Na adolescência sobrevivi na década perdida de 1980, onde praticamente não havia empregos. Uma enchente, devido a uma tromba d'água em 1982 levou todos os meus pertences.
Tivemos a passagem do cometa de Halley que muitos diziam traria má sorte.
Na economia, chegamos a uma inflação de mais de 250% ao ano. O fim de uma ditadura que durou 25 anos, a morte de Tancredo Neves, eleito presidente.
O plano Cruzado que congelou tudo, trazendo o ágio e o desabastecimento.
O Plano Collor, o impedimento do Presidente. O BUG do milênio em 2000.
Mas essa quarentena era, a princípio inimaginável.
Ficar quase dois meses dentro de casa, sem contato social é uma experiência única. Houve momentos em que eu perdi a noção do tempo, em outros fiquei impaciente. Parecia algumas vezes que a noite, algo inusitado iria acontecer, como uma passeata de zumbis rs.
Mudança de hábitos, como ter que se exercitar dentro de casa, criar uma agenda de práticas para vencer o tédio, usar máscara, lavar as mãos continuamente, tirar os sapatos antes de entrar em casa , passar álcool gel nas mãos.
E a experiência interior? Essa conversa que temos em relação a nós mesmos... a busca por uma explicação racional para o que estava ocorrendo, o medo da Morte, a interação da alma com a religião, espiritualidade.
Afinal, quando ficamos confinados aflora mais nosso lado espiritual que busca respostas.
Porém não há respostas fáceis. Nos noticiários, cada dia as mortes no Itália aumentavam; 600, 700, 970 mortes em um dia. A cena dos caixões enfileirados, dos caminhões levando os corpos...

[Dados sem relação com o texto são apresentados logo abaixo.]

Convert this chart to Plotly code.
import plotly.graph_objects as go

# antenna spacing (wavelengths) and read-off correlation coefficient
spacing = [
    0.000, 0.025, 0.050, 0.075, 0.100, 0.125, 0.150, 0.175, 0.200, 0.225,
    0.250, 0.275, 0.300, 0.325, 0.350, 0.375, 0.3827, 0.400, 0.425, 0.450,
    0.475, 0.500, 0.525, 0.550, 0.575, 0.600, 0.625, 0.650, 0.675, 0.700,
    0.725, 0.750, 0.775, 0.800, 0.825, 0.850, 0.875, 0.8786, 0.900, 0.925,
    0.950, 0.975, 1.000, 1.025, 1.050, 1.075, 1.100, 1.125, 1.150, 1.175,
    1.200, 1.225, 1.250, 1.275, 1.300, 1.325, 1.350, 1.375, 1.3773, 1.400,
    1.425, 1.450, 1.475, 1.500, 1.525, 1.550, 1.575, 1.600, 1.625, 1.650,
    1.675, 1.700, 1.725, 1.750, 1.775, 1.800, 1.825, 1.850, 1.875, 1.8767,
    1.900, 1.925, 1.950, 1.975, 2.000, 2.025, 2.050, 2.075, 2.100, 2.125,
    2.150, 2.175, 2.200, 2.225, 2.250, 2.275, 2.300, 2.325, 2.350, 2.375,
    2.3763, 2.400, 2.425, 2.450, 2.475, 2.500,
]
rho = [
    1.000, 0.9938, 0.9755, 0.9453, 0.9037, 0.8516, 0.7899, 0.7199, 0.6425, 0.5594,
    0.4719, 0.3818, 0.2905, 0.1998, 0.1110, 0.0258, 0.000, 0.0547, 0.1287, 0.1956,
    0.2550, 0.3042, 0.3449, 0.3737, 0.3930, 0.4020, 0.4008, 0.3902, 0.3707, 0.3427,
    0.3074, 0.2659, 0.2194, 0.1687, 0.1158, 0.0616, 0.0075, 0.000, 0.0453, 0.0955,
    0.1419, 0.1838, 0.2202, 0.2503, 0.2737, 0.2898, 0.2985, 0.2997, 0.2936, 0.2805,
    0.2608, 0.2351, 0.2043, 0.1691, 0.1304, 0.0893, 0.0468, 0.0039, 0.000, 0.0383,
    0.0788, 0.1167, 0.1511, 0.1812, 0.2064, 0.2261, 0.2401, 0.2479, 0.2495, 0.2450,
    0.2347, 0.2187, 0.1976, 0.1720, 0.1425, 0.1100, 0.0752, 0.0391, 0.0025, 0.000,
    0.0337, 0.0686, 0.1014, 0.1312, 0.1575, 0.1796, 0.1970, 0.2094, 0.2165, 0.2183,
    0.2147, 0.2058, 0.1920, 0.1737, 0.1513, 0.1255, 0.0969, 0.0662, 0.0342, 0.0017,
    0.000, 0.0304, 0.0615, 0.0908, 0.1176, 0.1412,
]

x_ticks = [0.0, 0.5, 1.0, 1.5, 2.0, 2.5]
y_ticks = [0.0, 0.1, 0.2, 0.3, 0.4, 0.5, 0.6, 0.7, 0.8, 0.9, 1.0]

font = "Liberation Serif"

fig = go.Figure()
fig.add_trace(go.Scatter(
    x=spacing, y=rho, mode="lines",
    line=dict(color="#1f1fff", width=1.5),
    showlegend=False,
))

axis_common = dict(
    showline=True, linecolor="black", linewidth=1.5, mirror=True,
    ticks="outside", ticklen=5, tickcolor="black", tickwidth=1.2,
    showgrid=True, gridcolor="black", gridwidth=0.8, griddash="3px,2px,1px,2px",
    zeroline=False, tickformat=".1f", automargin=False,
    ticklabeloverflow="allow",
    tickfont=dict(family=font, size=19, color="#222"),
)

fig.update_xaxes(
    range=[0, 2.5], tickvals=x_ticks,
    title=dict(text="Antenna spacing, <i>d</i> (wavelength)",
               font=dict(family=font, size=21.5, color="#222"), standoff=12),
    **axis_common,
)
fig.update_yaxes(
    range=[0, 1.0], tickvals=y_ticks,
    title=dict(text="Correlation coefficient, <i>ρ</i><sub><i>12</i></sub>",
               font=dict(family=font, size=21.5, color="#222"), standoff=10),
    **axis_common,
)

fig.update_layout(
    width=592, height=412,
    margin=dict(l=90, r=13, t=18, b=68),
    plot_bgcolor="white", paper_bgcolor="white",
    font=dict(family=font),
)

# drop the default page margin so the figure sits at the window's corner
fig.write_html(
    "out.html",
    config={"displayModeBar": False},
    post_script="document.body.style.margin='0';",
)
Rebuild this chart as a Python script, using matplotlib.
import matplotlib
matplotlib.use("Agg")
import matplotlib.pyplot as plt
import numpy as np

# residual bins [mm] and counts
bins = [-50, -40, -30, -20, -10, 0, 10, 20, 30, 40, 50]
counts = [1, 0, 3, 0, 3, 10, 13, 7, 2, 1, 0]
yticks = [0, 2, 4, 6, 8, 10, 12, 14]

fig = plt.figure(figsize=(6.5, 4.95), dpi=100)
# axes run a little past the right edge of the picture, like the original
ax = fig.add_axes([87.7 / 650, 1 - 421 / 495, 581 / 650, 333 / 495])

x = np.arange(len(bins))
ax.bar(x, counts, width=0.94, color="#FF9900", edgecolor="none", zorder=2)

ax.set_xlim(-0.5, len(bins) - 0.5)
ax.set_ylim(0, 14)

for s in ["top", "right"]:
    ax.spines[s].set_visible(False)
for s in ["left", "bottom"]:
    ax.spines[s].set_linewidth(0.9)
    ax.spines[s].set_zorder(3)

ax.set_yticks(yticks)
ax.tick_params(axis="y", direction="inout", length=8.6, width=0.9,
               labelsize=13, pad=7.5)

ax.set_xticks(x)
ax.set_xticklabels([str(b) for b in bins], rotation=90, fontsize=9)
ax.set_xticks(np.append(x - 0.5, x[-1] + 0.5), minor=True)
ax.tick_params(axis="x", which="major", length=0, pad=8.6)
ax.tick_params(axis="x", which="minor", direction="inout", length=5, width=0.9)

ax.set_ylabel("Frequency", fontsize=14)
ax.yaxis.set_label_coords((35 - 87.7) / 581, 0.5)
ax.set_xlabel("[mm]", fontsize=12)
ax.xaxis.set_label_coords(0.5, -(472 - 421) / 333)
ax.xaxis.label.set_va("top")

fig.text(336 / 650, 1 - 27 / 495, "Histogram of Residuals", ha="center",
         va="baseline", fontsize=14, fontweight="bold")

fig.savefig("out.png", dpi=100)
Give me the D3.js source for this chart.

Depois a Espanha e França...Os Estados Unidos. Mil mortes em um único dia.
Agora chegou aqui, pertinho da gente...615 mortes em um dia. Do nosso lado, bem perto da gente. Fica uma atmosfera mórbida. Parei de assistir jornais. A polarização política ficou feia. Conseguimos fazer algo surreal; Politizamos a pandemia. Os governadores tomaram a frente com o confinamento enquanto o presidente é a favor da economia. Duas frentes se formaram. Os contra e os favoráveis ao confinamento, a maioria empresários, informais e comerciantes contra , do outro lado, profissionais da classe média e do setor público a favor do isolamento.
Carreata de empresários com máscaras e vidros fechados pedindo para os trabalhadores voltarem ao trabalho. No momento em que havia mais de 10 mil mortes o presidente faz uma marcha com empresários ao Supremo pedindo o afrouxamento das medidas pois empresas abririam falência, CNPJS morreriam.
Um clima de falta de empatia, de um certo desprezo à vida, algo que todos já desconfiavam mas que agora temos certeza.
Um clima sombrio, de instabilidade política, morte, caos se instalou entre nós. Não sei como sairemos dessa situação e se sairmos qual será o grau de sanidade mental, de condições políticas e econômicas teremos para reconstruir o País.
Mas é preciso acreditar na capacidade humana de se reinventar.
Mas é preciso acreditar na capacidade humana de se reinventar.